Depuis des années, une question parcourt l’œuvre de Farocki telle un leitmotiv : comment les images fabriquées à l’aide des nouvelles technologies influencent et déterminent-elles notre espace social et politique, nos consciences et nos habitudes ? Dans ce dernier cycle, Farocki décrit l’histoire des trente années d’existence de l’image générée par ordinateur tout en se concentrant sur ce qui concerne l’animation. L’hypothèse qui sous-tend ce travail est que nous vivons dans des mondes producteurs d’images de synthèse, que Farocki qualifie de typiques et idéales. La réalité semble cesser bientôt d’être l’étalon d’une image imparfaite, mais l’image virtuelle devient l’étalon d’une réalité imparfaite.
« Dans Parallele, ce cycle en quatre volets, il s’agit d’images d’animations générées par ordinateur. Ce type d’images est en train de devenir un modèle qui rivalise avec le cinéma. Au cinéma, on a le vent qui souffle et le vent produit par une soufflerie. Dans les images générées par ordinateur, ces deux sortes de vent n’existent pas.
Parallele I ouvre le cycle par une petite histoire du style de l’infographie. Les premiers jeux des années quatre-vingt ne connaissaient que les lignes verticales et horizontales. Cette abstraction était ressentie comme lacunaire ; aujourd’hui, c’est le règne d’un style représentatif s’orientant au photoréalisme.

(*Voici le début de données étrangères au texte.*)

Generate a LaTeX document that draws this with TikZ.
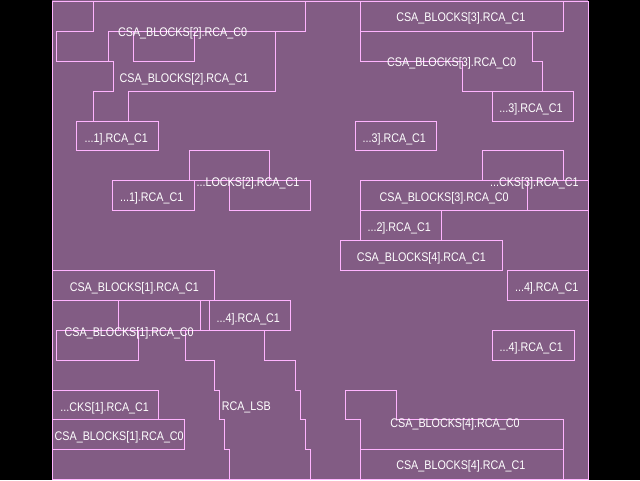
\documentclass[tikz,border=0pt]{standalone}
\usepackage{fontspec}
\setmainfont[FakeStretch=0.86]{Liberation Sans}
\definecolor{fieldpurple}{RGB}{130,92,132}
\definecolor{edgepink}{RGB}{255,180,255}
\begin{document}
\begin{tikzpicture}[x=1pt,y=-1pt,
  region/.style={draw=edgepink,line width=1pt},
  tag/.style={text=white,anchor=base,inner sep=0pt,font=\fontsize{12.5}{13}\selectfont}]
\useasboundingbox (0,0) rectangle (640,480);
\fill[black] (0,0) rectangle (640,480);
\fill[fieldpurple] (52,0) rectangle (588,480);
% device frame
\draw[region] (52,1) rectangle (588,479);

% ---- block 2 (upper left) ----
\draw[region] (93.3,1) -- (93.3,31) -- (56.7,31) -- (56.7,61) -- (113.3,61) -- (113.3,91) -- (93.3,91) -- (93.3,121);
\draw[region] (108.3,61) -- (108.3,31) -- (305,31) -- (305,1);
\draw[region] (133,31) rectangle (194.3,61);
\draw[region] (275,31) -- (275,91) -- (128,91) -- (128,121);
\draw[region] (76.7,121) rectangle (158.3,150);
\draw[region] (189,150) rectangle (269.5,180);
\draw[region] (112.7,180) rectangle (194.3,210.5);
\draw[region] (229,180) rectangle (310,210.5);
\draw[region] (194.3,180) -- (229,180);

% ---- block 1 (lower left) ----
\draw[region] (52,270) -- (214,270) -- (214,300);
\draw[region] (52,300) -- (290,300);
\draw[region] (118.7,300) -- (118.7,330);
\draw[region] (200,300) -- (200,330);
\draw[region] (209,300) rectangle (290,330);
\draw[region] (56.7,330) -- (290,330);
\draw[region] (56.7,330) -- (56.7,360) -- (138.7,360) -- (138.7,330);
\draw[region] (185,330) -- (185,360) -- (214,360) -- (214,390) -- (219.3,390) -- (219.3,419.3)
  -- (224.3,419.3) -- (224.3,449.3) -- (229.3,449.3) -- (229.3,479);
\draw[region] (264.5,330) -- (264.5,360) -- (295,360) -- (295,390) -- (300,390) -- (300,419.3)
  -- (305,419.3) -- (305,449.3) -- (310,449.3) -- (310,479);
\draw[region] (52,390) -- (158.3,390) -- (158.3,419.3);
\draw[region] (52,419.3) -- (184.5,419.3) -- (184.5,449.3) -- (52,449.3);

% ---- block 3 (upper right) ----
\draw[region] (360.5,1) -- (360.5,61) -- (462.7,61) -- (462.7,91) -- (573,91);
\draw[region] (360.5,31) -- (563,31) -- (563,1);
\draw[region] (532.7,31) -- (532.7,61) -- (542.7,61) -- (542.7,91);
\draw[region] (492.5,91) rectangle (573,121);
\draw[region] (355,121) rectangle (436.7,150);
\draw[region] (482.5,150) rectangle (563.3,180);
\draw[region] (360.5,180) -- (588,180);
\draw[region] (360.5,180) -- (360.5,240);
\draw[region] (527.7,180) -- (527.7,210);
\draw[region] (360.5,210) -- (588,210);
\draw[region] (441,210) -- (441,240);

% ---- block 4 (lower right) ----
\draw[region] (340,240) rectangle (502.7,270);
\draw[region] (507.3,270) rectangle (588,300);
\draw[region] (492.3,330) rectangle (574,360);
\draw[region] (345,390) -- (396.7,390) -- (396.7,419.3) -- (563.3,419.3) -- (563.3,479);
\draw[region] (345,390) -- (345,419.3) -- (360.5,419.3) -- (360.5,479);
\draw[region] (360.5,449.3) -- (563.3,449.3);

% ---- cell labels ----
\node[tag] (l2c0)  at (182.6,36.5)  {CSA\_BLOCKS[2].RCA\_C0};
\node[tag] (l2c1)  at (184.2,82.2)  {CSA\_BLOCKS[2].RCA\_C1};
\node[tag] (l1a)   at (116.3,142.5) {...1].RCA\_C1};
\node[tag] (l1b)   at (151.7,201.2) {...1].RCA\_C1};
\node[tag] (l2d)   at (248,186.2)   {...LOCKS[2].RCA\_C1};
\node[tag] (l3c1)  at (460.8,21.5)  {CSA\_BLOCKS[3].RCA\_C1};
\node[tag] (l3c0)  at (451.7,66.8)  {CSA\_BLOCKS[3].RCA\_C0};
\node[tag] (l3a)   at (531,112.8)   {...3].RCA\_C1};
\node[tag] (l3b)   at (394.3,142.2) {...3].RCA\_C1};
\node[tag] (l3d)   at (534.3,186.2) {...CKS[3].RCA\_C1};
\node[tag] (l3e)   at (444.2,201.5) {CSA\_BLOCKS[3].RCA\_C0};
\node[tag] (l2e)   at (399.2,231.2) {...2].RCA\_C1};
\node[tag] (l4c1)  at (421.3,261.2) {CSA\_BLOCKS[4].RCA\_C1};
\node[tag] (l4a)   at (546.7,291.5) {...4].RCA\_C1};
\node[tag] (l4b)   at (531.3,351.2) {...4].RCA\_C1};
\node[tag] (l4c0)  at (455,427.3)   {CSA\_BLOCKS[4].RCA\_C0};
\node[tag] (l4d)   at (460.8,469.8) {CSA\_BLOCKS[4].RCA\_C1};
\node[tag] (l1c1)  at (134.3,291.2) {CSA\_BLOCKS[1].RCA\_C1};
\node[tag] (l4e)   at (248.3,322.3) {...4].RCA\_C1};
\node[tag] (l1c0)  at (129.2,336.5) {CSA\_BLOCKS[1].RCA\_C0};
\node[tag] (l1d)   at (104.7,411.2) {...CKS[1].RCA\_C1};
\node[tag] (l1e)   at (119.2,440.2) {CSA\_BLOCKS[1].RCA\_C0};
\node[tag] (lsb)   at (246.3,410.5) {RCA\_LSB};
\end{tikzpicture}
\end{document}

Parallele II et III interrogent les limites du jeu et la nature des objets. Il apparaît que de nombreux univers du jeu ont la forme d’un disque qui plane dans l’univers, un souvenir des représentations du monde pré- hellénistique. Ces mondes présentent une rampe à l’avant et une perspective à l’arrière à la manière des scènes de théâtre. Dans ces jeux, les choses n’ont pas d’existence en soi. Chacune de leurs propriétés doit être construite à part puis leur être attribuée.
Parallele IV examine les héros du jeu, les personnages principaux que les joueurs et joueuses poursuivent à travers le Los Angeles des années quarante, les univers post-apocalyptique, les paysages de western ou d’autres genres de mondes. Ces héros n’ont pas de parents, pas de maîtres, ils doivent eux-mêmes découvrir les règles en vigueur. Ils ne possèdent guère plus qu’une expression faciale et quelques traits de caractère qu’ils manifestent par un petit nombre de phrases laconiques et de valeur égale. Ce sont des homuncules, des humanoïdes créés par l’homme. Quiconque joue avec eux participe de la fierté du créateur. » (Harun Farocki)
À l’occasion de son soixante-dixième anniversaire, qu’Harun Farocki célébrera cette année, ainsi que des expositions monographiques de Berlin et de Paris, les éditions de la librairie Walther König publient Harun Farocki, Diagrams, un livre qui tente pour la première fois d’aborder l’œuvre de Farocki par le biais de la disposition spécifique de ses images et des styles d’un ensemble de 15 films et installations.
Harum Farocki, galerie Thaddaeus Ropac, 7, rue de Belleyme, 75003 Paris. Du 15/01 au 15/02/14.